Stuart Brown goes from the animal kingdom –did you know animals who don’t play as adolescents often can’t distinguish between friend or foe?– to the human kingdom explaining how play helps solve problems through creativity, exercises fine and gross motor skills, and hones social connectedness.

So, if it does these great things for children, why do we need to keep play as adults? Well, play helps us humans form strong relationships. When we connect with someone on something that is important to us, i.e. reading, we feel closer to that person. And yes, reading is play. So is crocheting, playing video games, hiking, cycling, jewelry-making– any activity you enjoy, for yourself and no other reason, is play. Let’s go back to this reading example, shall we? Engaging in play with other humans allows us to feel closer. Isn’t one of the prominent things in searching for a significant other, finding someone who has similar interests as you? Say one of your play activities is reading and you find someone who also enjoys reading. BAM! You have something to talk about: books. Maybe you’re looking for a book club and they’re in one, or they’re looking for a blog to read and you write one (*ahem ahem ahem*) you’re now engaged in a mutual interest, or, play for short.

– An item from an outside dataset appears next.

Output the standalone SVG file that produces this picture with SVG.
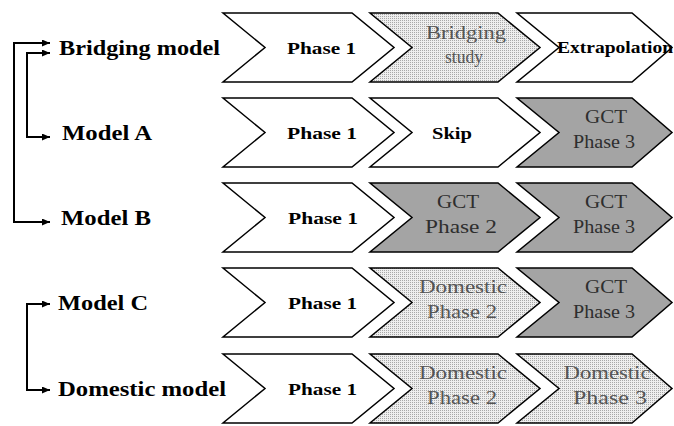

So here you are, an adult, and you’re playing. Great! You’re now spending one hour before bed reading. Or two hours on the weekend hiking, awesome! But you still have that business part in your brain, maybe it’s left over from school, telling you how to better spend your time. That is if you’ve even decided to start doing something fun for yourself because you can. Maybe you haven’t. That’s cool, no hard feelings. I obviously haven’t talked up play well enough. My brain works on fun, whatever sounds fun to me, I’m up for it. But, maybe you don’t work on fun, maybe you work on production. Shawn Achor, speaker of this amazing TED Talk, tells us all about how happiness increases production. That’s right! The happier you are, the better work you produce, and the better work you produce, the more successful you are in the work place. See, being successful doesn’t breed happiness, happiness breeds success. You goose! You had it backwards! I’ve heard many an artist say they create better work when they are in a safe, secure, happy place in their lives, not when they’re brooding and life looks bleak. The same, as it turns out, goes for business people. Better work is created when you’re in a happier mood. You know what’ll get you in a happy mood? Playing. Watch cartoons! Play fetch with your dog! Did you used to play an instrument? Pick it up! Nothing is greater than the gift of creating music. If you used to play, you know I’m right.

Don’t know where to start? Go back to when you were a kid. What did you used to love doing? Dancing? Playing pretend? Painting? Making mud pies? Dude! Take a dance class or just dance in your underwear! Write a short story, a screen play, a tweet. Paint! Bake! (If you bake we’ll be real good friends. I’ll be your taste-tester and everything. I’m here for you.) ANOTHER great TED Talk is this one by my absolute favorite speaker, Sir Ken Robinson (that’s right ya’ll, he’s knighted). Don’t let the title fool you, what he’s going to talk about is the choreographer of Cats. Easy there tiger, it’s not what you think. He’s going to talk about who she was when she was a kid. A kid who couldn’t seem to sit still, back in an age when, “ADHD didn’t exist. People didn’t know you could have that,” as Sir Ken says. She went through a series of tests done by a doctor, who took her mom aside and switched the radio on before he left the room. What did he tell her mother? “There’s nothing wrong with your child. She’s a dancer. Enroll her in a dance school.” And her mother did. Because there was nothing wrong with not being able to sit still. There was nothing wrong with wanting to be a dancer. She was given permission as a child to be who she is. And who she is, is a dancer. She wasn’t told to “get a real job” or that she’d “starve” or maybe she was told those things, but it was clear those words didn’t come from her parents. Because they saw she had the potential to be a dancer, and she became one. That skillset, that need to move, to paint, to run, is still there. You just gotta let it breathe. Give those childlike parts of you a chance to resurface. They are important. They’re a part of who you are, how could they not be important? They lasted this long didn’t they? Give yourself a chance to play.